Open with the line that has "Write the Plotly code for this chart."; close with the line that has "PW, PH = W - L - R, H - T - B". Retype those lines exactly, images excluded.

start Information provided

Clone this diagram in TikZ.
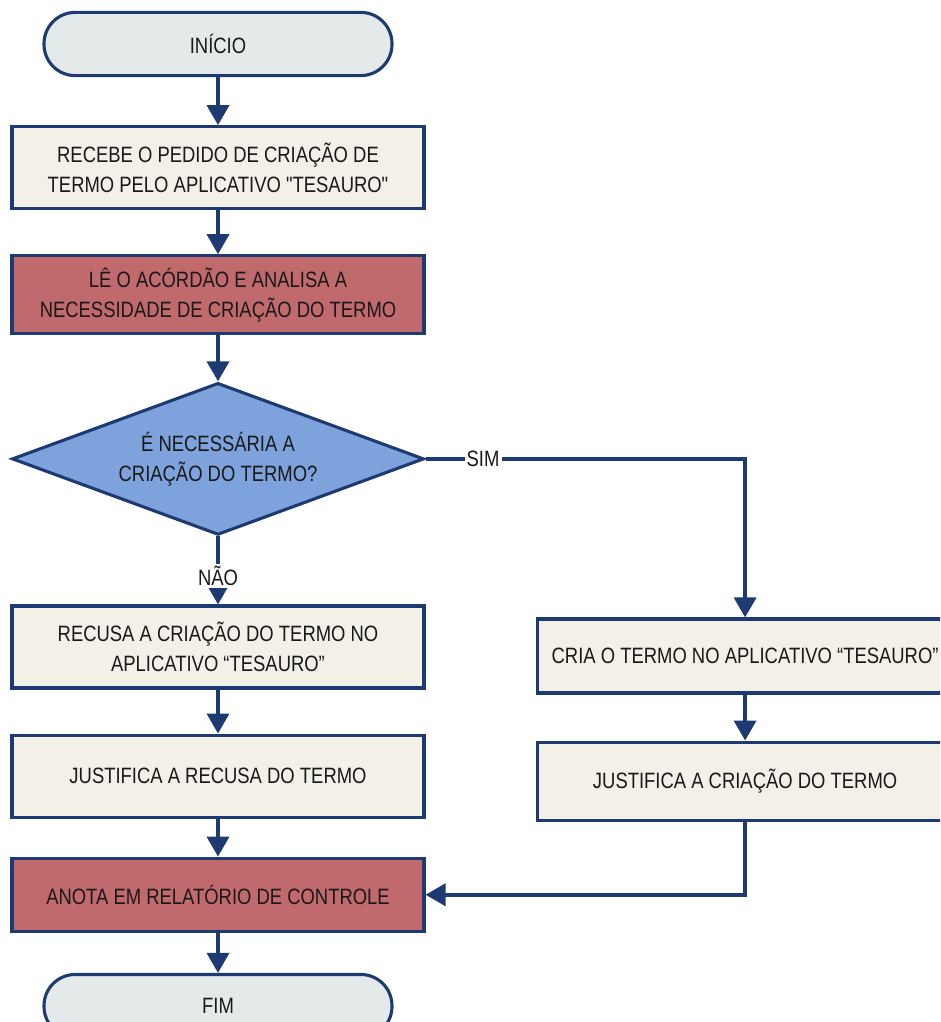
\documentclass[tikz,border=0pt]{standalone}
\usepackage{fontspec}
\setmainfont{Liberation Sans}[FakeStretch=0.83,Ligatures=TeXOff]
\usetikzlibrary{positioning,shapes.geometric,arrows.meta}
\definecolor{navy}{RGB}{30,58,115}
\definecolor{termfill}{RGB}{228,234,234}
\definecolor{boxfill}{RGB}{243,240,232}
\definecolor{redfill}{RGB}{192,106,110}
\definecolor{decfill}{RGB}{126,163,220}
\tikzset{
  module/.style={draw=navy, line width=2.2pt, align=center, text=black!90, font=\fontsize{15.8}{21.5}\selectfont},
  terminal/.style={module, rounded corners=0.78cm, fill=termfill, minimum width=8.7cm, minimum height=1.58cm},
  simple module/.style={module, fill=boxfill, minimum width=10.3cm, minimum height=2.05cm},
  red module/.style={simple module, fill=redfill},
  decision/.style={module, diamond, aspect=2.4, inner sep=0pt, fill=decfill, minimum width=10.3cm, minimum height=3.8cm},
  flow/.style={draw=navy, line width=2.6pt, -{Triangle[width=0.55cm,length=0.5cm]}},
  flow label/.style={fill=white, inner sep=1.5pt, text=black!90, font=\fontsize{15.8}{18}\selectfont},
}

\begin{document}
\begin{tikzpicture}
\clip (0,0) rectangle (23.5,-25.55);
% the nodes
\node [terminal] (inicio) at (5.45,-1.1) {INÍCIO};
\node [simple module, below=1.2cm of inicio] (recebe) {RECEBE O PEDIDO DE CRIAÇÃO DE\\TERMO PELO APLICATIVO "TESAURO"};
\node [red module, minimum height=1.95cm, below=1.1cm of recebe] (analisa) {LÊ O ACÓRDÃO E ANALISA A\\NECESSIDADE DE CRIAÇÃO DO TERMO};
\node [decision, below=1.15cm of analisa] (decisao) {É NECESSÁRIA A\\CRIAÇÃO DO TERMO?};
\node [simple module, below=1.7cm of decisao] (recusa) {RECUSA A CRIAÇÃO DO TERMO NO\\APLICATIVO “TESAURO”};
\node [simple module, below=1.1cm of recusa] (justrec) {JUSTIFICA A RECUSA DO TERMO};
\node [red module, minimum height=1.83cm, below=0.95cm of justrec] (anota) {ANOTA EM RELATÓRIO DE CONTROLE};
\node [terminal, below=1.0cm of anota] (fim) {FIM};
\node [simple module, minimum width=10.4cm, minimum height=1.85cm, right=2.75cm of recusa, yshift=-0.225cm] (cria) {CRIA O TERMO NO APLICATIVO “TESAURO”};
\node [simple module, minimum width=10.4cm, minimum height=1.95cm, below=1.15cm of cria] (justcria) {JUSTIFICA A CRIAÇÃO DO TERMO};
% the arrows
\draw[flow] (inicio) -- (recebe);
\draw[flow] (recebe) -- (analisa);
\draw[flow] (analisa) -- (decisao);
\draw[flow] (decisao.south) -- node[flow label, pos=0.58] {NÃO} (recusa.north);
\draw[flow] (decisao.east) -| node[flow label, pos=0.09] {SIM} (cria.north);
\draw[flow] (recusa) -- (justrec);
\draw[flow] (justrec) -- (anota);
\draw[flow] (cria) -- (justcria);
\draw[flow] (justcria.south) |- (anota.east);
\draw[flow] (anota) -- (fim);
\end{tikzpicture}
\end{document}
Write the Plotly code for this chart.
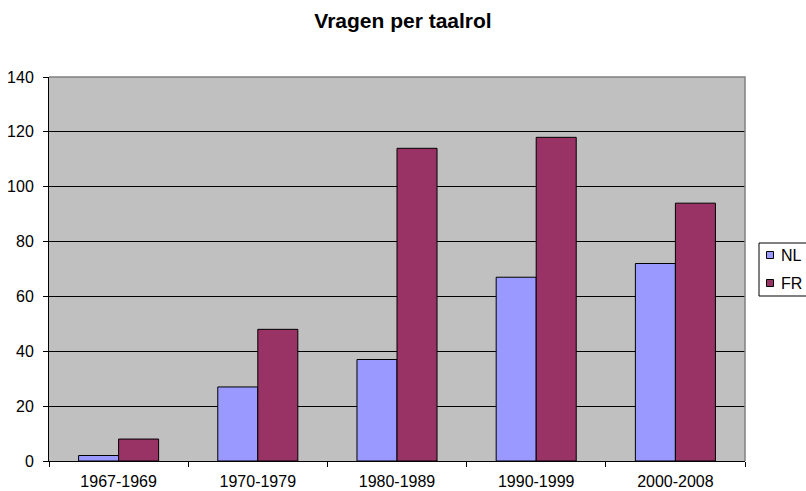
import plotly.graph_objects as go

categories = ["1967-1969", "1970-1979", "1980-1989", "1990-1999", "2000-2008"]
series_names = ["NL", "FR"]
nl_values = [2, 27, 37, 67, 72]
fr_values = [8, 48, 114, 118, 94]
series_colors = ["#9999FF", "#993366"]
y_ticks = [0, 20, 40, 60, 80, 100, 120, 140]

W, H = 806, 491
L, R, T, B = 49, 61, 77, 30
PW, PH = W - L - R, H - T - B

def px_x(px):
    return (px - L) / PW

def px_y(py):
    return (H - B - py) / PH

fig = go.Figure()
for name, vals, col in zip(series_names, [nl_values, fr_values], series_colors):
    fig.add_trace(go.Bar(name=name, x=categories, y=vals, showlegend=False,
                         marker=dict(color=col, line=dict(color="black", width=1))))

fig.update_layout(
    width=W, height=H,
    margin=dict(l=L, r=R, t=T, b=B, autoexpand=False),
    paper_bgcolor="white",
    plot_bgcolor="#C0C0C0",
    barmode="group", bargap=0.425, bargroupgap=0,
    font=dict(family="Liberation Sans, Arial, sans-serif", size=16, color="black"),
    title=dict(text="<b>Vragen per taalrol</b>", x=403 / W, xref="container", xanchor="center",
               y=1 - 21 / H, yref="container", yanchor="middle",
               font=dict(size=21, family="Liberation Sans, Arial, sans-serif")),
    showlegend=False,
)
fig.update_xaxes(showline=True, linecolor="black", linewidth=1, ticks="outside",
                 tickson="boundaries", ticklen=5, tickcolor="black", showgrid=False,
                 tickfont=dict(size=16), automargin=False, ticklabelstandoff=6)
fig.update_yaxes(range=[0, 140], tickvals=y_ticks, showline=True, linecolor="black", linewidth=1,
                 ticks="outside", ticklen=5, tickcolor="black", showgrid=True,
                 gridcolor="black", gridwidth=1, zeroline=False, tickfont=dict(size=16),
                 automargin=False, ticklabelstandoff=6)
# plot area border (grey top and right edges)
fig.add_shape(type="path", xref="paper", yref="paper", path="M 0 1 L 1 1 L 1 0",
              line=dict(color="#808080", width=1.5), layer="above")

# legend (drawn manually to match the reference's compact layout)
fig.add_shape(type="rect", xref="paper", yref="paper",
              x0=px_x(759), x1=px_x(815), y0=px_y(296), y1=px_y(243),
              line=dict(color="black", width=1), fillcolor="white")
legend_rows = [255, 283]
for name, col, cy in zip(series_names, series_colors, legend_rows):
    fig.add_shape(type="rect", xref="paper", yref="paper",
                  x0=px_x(766.5), x1=px_x(773.5), y0=px_y(cy + 3.5), y1=px_y(cy - 3.5),
                  line=dict(color="black", width=1), fillcolor=col)
    fig.add_annotation(text=name, xref="paper", yref="paper", x=px_x(779), y=px_y(cy),
                       xanchor="left", yanchor="middle", showarrow=False,
                       font=dict(size=16, family="Liberation Sans, Arial, sans-serif"))

fig.write_html("out.html", config={"displayModeBar": False},
               post_script="document.body.style.margin='0px';")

end Information provided

→ **Correct answer**
Write the Plotly code for this chart.
import plotly.graph_objects as go

categories = ["1967-1969", "1970-1979", "1980-1989", "1990-1999", "2000-2008"]
series_names = ["NL", "FR"]
nl_values = [2, 27, 37, 67, 72]
fr_values = [8, 48, 114, 118, 94]
series_colors = ["#9999FF", "#993366"]
y_ticks = [0, 20, 40, 60, 80, 100, 120, 140]

W, H = 806, 491
L, R, T, B = 49, 61, 77, 30
PW, PH = W - L - R, H - T - B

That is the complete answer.